Philstar.com reached out to DepEd spokesperson Michael Poa for comment. He has yet to respond as of this post. 

"The principle of this law is a whole-of-community approach, and a lot of agencies and stakeholders needed to have a voice in its implementation. That is one of the challenges in crafting its IRR," Custodio said.

Custodio added that without the law, there would be no clear policy on how to use DepEd funds in identifying students with disabilities in every locality, which is among the law’s salient points.

DepEd's SPED program was initially given no budget in the National Expenditure Program submitted to Congress for 2023. Its budget was later restored to P532 million — enough to convert the existing SPED Centers in the country into ILRCs, which have more resources and facilities. 

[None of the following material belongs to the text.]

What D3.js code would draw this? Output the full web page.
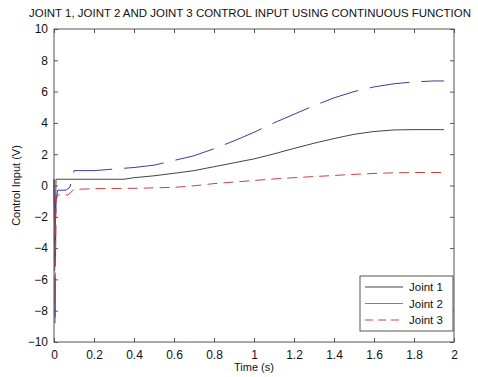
<!DOCTYPE html>
<html lang="en">
<head>
<meta charset="utf-8">
<title>Joint control input</title>
<script src="https://cdn.jsdelivr.net/npm/d3@7"></script>
<style>
  body { margin:0; background:#fff; }
  svg { display:block; }
  text { font-family: Arial, "Liberation Sans", sans-serif; fill:#111; }
  .tick text { fill:#111; }
</style>
</head>
<body>
<div id="chart"></div>
<script>
// values: [time (s), control input (V)]
var joint1 = [[0,0.4],[0.005,-4],[0.01,0.4],[0.35,0.4],[0.4,0.5],[0.5,0.62],[0.6,0.78],[0.7,0.95],[0.8,1.2],
  [0.9,1.45],[1.0,1.7],[1.1,2.02],[1.2,2.37],[1.3,2.7],[1.4,3.0],[1.5,3.27],[1.6,3.45],[1.7,3.55],[1.8,3.57],[1.95,3.57]];
var joint2 = [[0,0.4],[0.005,-9],[0.01,-1],[0.018,-0.3],[0.06,-0.3],[0.08,-0.1],[0.1,0.95],[0.2,0.95],[0.3,1.05],
  [0.4,1.15],[0.5,1.3],[0.6,1.6],[0.7,1.9],[0.8,2.35],[0.9,2.85],[1.0,3.4],[1.1,4.0],[1.2,4.55],[1.3,5.1],
  [1.4,5.6],[1.5,6.0],[1.6,6.3],[1.7,6.5],[1.8,6.62],[1.9,6.68],[1.95,6.68]];
var joint3 = [[0,0.4],[0.005,-7.5],[0.01,-1],[0.018,-0.6],[0.07,-0.6],[0.1,-0.25],[0.2,-0.2],[0.4,-0.18],
  [0.6,-0.12],[0.7,-0.02],[0.8,0.12],[0.9,0.22],[1.0,0.32],[1.1,0.42],[1.2,0.5],[1.3,0.57],[1.4,0.64],
  [1.5,0.71],[1.6,0.77],[1.7,0.81],[1.8,0.83],[1.95,0.83]];
var seriesNames = ["Joint 1","Joint 2","Joint 3"];
var xTicks = [0,0.2,0.4,0.6,0.8,1,1.2,1.4,1.6,1.8,2];
var yTicks = [-10,-8,-6,-4,-2,0,2,4,6,8,10];

var W = 478, H = 377,
    pL = 54, pR = 454, pT = 29, pB = 342;

var svg = d3.select('#chart').append('svg').attr('width', W).attr('height', H);

var x = d3.scaleLinear().domain([0,2]).range([pL,pR]);
var y = d3.scaleLinear().domain([-10,10]).range([pB,pT]);

// curves
var line = d3.line().x(function(d){ return x(d[0]); }).y(function(d){ return y(d[1]); });
var styles = [
  {data:joint1, color:'#444', dash:null},
  {data:joint2, color:'#3c3ca0', dash:'40,12'},
  {data:joint3, color:'#d04040', dash:'10,6'}
];
var g = svg.append('g');
styles.forEach(function(s){
  g.append('path').attr('d', line(s.data))
    .attr('fill','none').attr('stroke', s.color).attr('stroke-width',1)
    .attr('stroke-dasharray', s.dash);
});

// axes, ticks inward on all four sides
function fmt(d){ return d3.format('')(d); }
svg.append('g').attr('transform','translate(0,'+pB+')')
  .call(d3.axisBottom(x).tickValues(xTicks).tickFormat(fmt).tickSizeInner(-4).tickSizeOuter(0).tickPadding(8))
  .call(function(a){ a.select('.domain').remove(); });
svg.append('g').attr('transform','translate(0,'+pT+')')
  .call(d3.axisTop(x).tickValues(xTicks).tickFormat('').tickSizeInner(-4).tickSizeOuter(0))
  .call(function(a){ a.select('.domain').remove(); });
svg.append('g').attr('transform','translate('+pL+',0)')
  .call(d3.axisLeft(y).tickValues(yTicks).tickFormat(fmt).tickSizeInner(-4).tickSizeOuter(0).tickPadding(6))
  .call(function(a){ a.select('.domain').remove(); });
svg.append('g').attr('transform','translate('+pR+',0)')
  .call(d3.axisRight(y).tickValues(yTicks).tickFormat('').tickSizeInner(-4).tickSizeOuter(0))
  .call(function(a){ a.select('.domain').remove(); });
svg.selectAll('.tick line').attr('stroke','#555');
svg.selectAll('.tick text').attr('font-size','12px').attr('font-family','Arial, "Liberation Sans", sans-serif');

svg.append('rect').attr('x',pL).attr('y',pT).attr('width',pR-pL).attr('height',pB-pT)
  .attr('fill','none').attr('stroke','#555').attr('stroke-width',1);

// labels
svg.append('text').attr('x',250).attr('y',17).attr('text-anchor','middle')
  .attr('font-size','11px').attr('textLength',442).attr('lengthAdjust','spacingAndGlyphs')
  .text('JOINT 1, JOINT 2 AND JOINT 3 CONTROL INPUT USING CONTINUOUS FUNCTION');
svg.append('text').attr('x',(pL+pR)/2).attr('y',371).attr('text-anchor','middle')
  .attr('font-size','11px').text('Time (s)');
svg.append('text').attr('transform','translate(20,'+((pT+pB)/2)+') rotate(-90)')
  .attr('text-anchor','middle').attr('font-size','11px').text('Control Input (V)');

// legend
var lg = svg.append('g');
lg.append('rect').attr('x',360).attr('y',276).attr('width',93).attr('height',55)
  .attr('fill','#fff').attr('stroke','#555');
seriesNames.forEach(function(n,i){
  var yy = 287 + i*16.5;
  lg.append('line').attr('x1',365).attr('x2',403).attr('y1',yy).attr('y2',yy)
    .attr('stroke', i==1 ? '#7a7ab0' : styles[i].color).attr('stroke-width',1)
    .attr('stroke-dasharray', i==2 ? '8,5' : null);
  lg.append('text').attr('x',409).attr('y',yy+4).attr('font-size','11.5px').text(n);
});
</script>
</body>
</html>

But now the delay of the IRR of the much-sought-after law is snuffing out what little momentum of support has been given to children with disabilities — a sector that rarely clinches institutional power through legislation.

Aligada-Halal, who is also a member of the ADHD Society of the Philippines, said that some parents of children with ADHD she has spoken to are now "skeptical" a year after the disability sector celebrated the passage of the law.

"The conversation on disability rights has changed. Last year, when it was newly signed into law, everyone was so hopeful. But then towards the latter part of the year, (we saw that) nothing changed," she said.

"Schools don’t feel compelled to act on it because they are also waiting for instructions," she added.

Alex said that for now, she is hoping that her son could learn from homeschooling, which she personally gives to him during what little time she spares from online selling.

She does not have formal training in teaching children with speech delay but said "this is better than nothing." 

*Name has been changed upon request.